■ Problem statement: Locate all lines in the data below that hold "this" and show them.
==============================
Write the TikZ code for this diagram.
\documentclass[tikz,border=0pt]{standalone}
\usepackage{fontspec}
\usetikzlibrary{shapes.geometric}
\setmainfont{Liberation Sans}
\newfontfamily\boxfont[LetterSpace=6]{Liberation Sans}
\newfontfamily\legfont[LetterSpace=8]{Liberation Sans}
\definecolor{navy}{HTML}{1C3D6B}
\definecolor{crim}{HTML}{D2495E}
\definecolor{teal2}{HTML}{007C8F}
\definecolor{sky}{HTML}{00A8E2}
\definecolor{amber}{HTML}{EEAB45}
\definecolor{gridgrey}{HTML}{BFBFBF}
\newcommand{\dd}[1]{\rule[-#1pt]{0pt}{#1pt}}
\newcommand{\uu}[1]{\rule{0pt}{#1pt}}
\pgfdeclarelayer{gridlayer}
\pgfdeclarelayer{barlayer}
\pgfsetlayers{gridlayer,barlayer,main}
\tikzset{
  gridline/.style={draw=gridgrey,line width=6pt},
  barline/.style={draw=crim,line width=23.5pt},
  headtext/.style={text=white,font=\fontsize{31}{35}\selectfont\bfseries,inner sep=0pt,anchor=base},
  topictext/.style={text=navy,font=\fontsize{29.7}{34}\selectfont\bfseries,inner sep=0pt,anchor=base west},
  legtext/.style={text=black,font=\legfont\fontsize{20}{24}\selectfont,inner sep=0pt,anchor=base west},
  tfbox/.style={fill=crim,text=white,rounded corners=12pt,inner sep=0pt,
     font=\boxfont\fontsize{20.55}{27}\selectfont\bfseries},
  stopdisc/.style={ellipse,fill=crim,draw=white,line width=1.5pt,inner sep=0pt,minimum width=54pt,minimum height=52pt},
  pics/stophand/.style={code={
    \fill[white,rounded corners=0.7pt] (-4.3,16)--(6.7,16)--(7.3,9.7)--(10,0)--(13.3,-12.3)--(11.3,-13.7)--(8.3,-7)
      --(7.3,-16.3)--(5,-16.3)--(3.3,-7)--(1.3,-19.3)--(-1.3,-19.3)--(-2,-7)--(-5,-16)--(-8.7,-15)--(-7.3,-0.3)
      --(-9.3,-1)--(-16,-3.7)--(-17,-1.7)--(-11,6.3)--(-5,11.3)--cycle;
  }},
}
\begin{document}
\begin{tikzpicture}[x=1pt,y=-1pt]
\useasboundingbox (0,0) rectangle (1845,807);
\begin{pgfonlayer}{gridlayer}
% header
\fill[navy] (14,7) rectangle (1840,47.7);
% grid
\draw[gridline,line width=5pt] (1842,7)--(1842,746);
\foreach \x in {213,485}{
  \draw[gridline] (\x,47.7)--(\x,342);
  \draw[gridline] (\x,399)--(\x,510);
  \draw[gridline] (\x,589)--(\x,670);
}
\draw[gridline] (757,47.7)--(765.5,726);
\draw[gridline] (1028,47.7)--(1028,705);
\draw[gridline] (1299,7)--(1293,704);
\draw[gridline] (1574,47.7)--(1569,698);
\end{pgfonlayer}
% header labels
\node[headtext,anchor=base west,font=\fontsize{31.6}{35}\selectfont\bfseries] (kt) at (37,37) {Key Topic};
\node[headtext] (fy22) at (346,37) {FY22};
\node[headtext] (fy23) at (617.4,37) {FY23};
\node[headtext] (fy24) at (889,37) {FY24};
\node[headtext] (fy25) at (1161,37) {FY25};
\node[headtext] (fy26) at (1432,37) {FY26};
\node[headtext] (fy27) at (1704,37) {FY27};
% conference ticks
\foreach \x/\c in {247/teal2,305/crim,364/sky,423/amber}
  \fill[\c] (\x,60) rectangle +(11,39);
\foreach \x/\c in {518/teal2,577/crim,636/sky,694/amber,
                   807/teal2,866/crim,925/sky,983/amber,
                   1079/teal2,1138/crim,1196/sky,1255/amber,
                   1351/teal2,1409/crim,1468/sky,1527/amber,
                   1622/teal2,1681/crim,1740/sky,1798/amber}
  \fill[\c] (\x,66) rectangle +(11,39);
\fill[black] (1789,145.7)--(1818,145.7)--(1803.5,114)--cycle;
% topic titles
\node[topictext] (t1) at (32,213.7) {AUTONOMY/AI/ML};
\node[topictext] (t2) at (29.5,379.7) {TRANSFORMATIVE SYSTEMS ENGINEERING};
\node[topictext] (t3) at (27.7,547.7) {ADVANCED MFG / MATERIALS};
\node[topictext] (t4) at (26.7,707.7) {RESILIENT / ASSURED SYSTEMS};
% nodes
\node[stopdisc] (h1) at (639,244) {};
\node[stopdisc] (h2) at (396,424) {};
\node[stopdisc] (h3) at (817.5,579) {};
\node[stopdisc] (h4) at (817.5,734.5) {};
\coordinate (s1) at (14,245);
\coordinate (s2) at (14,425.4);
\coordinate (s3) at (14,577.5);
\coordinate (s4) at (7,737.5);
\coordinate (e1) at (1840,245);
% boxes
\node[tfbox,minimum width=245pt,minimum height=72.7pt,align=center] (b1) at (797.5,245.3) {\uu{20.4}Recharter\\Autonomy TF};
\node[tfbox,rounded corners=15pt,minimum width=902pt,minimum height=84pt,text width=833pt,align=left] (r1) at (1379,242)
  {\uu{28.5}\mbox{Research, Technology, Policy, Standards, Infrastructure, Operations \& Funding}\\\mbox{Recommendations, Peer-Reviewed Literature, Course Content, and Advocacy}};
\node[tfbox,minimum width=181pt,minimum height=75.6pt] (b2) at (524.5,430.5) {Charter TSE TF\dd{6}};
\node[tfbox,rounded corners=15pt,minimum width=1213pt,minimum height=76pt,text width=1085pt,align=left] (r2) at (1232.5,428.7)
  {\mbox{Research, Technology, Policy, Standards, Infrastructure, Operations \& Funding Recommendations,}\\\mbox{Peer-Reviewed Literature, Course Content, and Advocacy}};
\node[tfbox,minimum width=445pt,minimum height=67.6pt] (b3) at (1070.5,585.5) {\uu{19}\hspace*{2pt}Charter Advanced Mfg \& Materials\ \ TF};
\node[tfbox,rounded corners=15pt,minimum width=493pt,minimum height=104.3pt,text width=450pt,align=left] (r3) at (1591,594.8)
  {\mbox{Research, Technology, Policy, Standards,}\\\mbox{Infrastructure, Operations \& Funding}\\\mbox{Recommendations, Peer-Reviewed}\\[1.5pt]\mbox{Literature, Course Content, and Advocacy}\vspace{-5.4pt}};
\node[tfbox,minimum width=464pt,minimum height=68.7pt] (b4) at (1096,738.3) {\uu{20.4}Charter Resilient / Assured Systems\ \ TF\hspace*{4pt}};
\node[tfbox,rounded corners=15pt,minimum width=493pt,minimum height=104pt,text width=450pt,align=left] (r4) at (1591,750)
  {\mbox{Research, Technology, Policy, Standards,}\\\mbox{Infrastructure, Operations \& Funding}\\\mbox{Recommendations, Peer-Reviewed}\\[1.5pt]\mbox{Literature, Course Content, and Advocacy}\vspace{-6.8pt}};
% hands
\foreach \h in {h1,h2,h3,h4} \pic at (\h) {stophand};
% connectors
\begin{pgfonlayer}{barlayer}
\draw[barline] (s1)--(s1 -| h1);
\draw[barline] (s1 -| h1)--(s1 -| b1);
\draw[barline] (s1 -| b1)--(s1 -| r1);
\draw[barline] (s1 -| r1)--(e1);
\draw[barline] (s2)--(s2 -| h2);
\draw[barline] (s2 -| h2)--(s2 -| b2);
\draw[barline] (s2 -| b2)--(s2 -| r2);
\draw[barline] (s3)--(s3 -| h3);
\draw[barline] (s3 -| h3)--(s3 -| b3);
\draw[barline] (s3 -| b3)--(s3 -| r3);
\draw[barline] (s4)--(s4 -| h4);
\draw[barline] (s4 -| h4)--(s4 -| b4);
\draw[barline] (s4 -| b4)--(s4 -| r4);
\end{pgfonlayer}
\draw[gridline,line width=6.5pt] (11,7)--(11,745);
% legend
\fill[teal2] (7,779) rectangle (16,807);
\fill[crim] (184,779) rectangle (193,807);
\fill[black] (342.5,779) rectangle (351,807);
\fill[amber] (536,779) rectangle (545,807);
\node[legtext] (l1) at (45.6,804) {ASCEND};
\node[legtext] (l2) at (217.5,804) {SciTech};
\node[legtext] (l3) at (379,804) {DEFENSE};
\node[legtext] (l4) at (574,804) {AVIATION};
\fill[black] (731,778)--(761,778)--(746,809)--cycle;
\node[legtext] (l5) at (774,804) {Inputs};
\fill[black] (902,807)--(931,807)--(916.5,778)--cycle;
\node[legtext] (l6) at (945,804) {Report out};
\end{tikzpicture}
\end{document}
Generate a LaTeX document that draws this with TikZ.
==============================
■ Reply to the exercise:
Write the TikZ code for this diagram.
Generate a LaTeX document that draws this with TikZ.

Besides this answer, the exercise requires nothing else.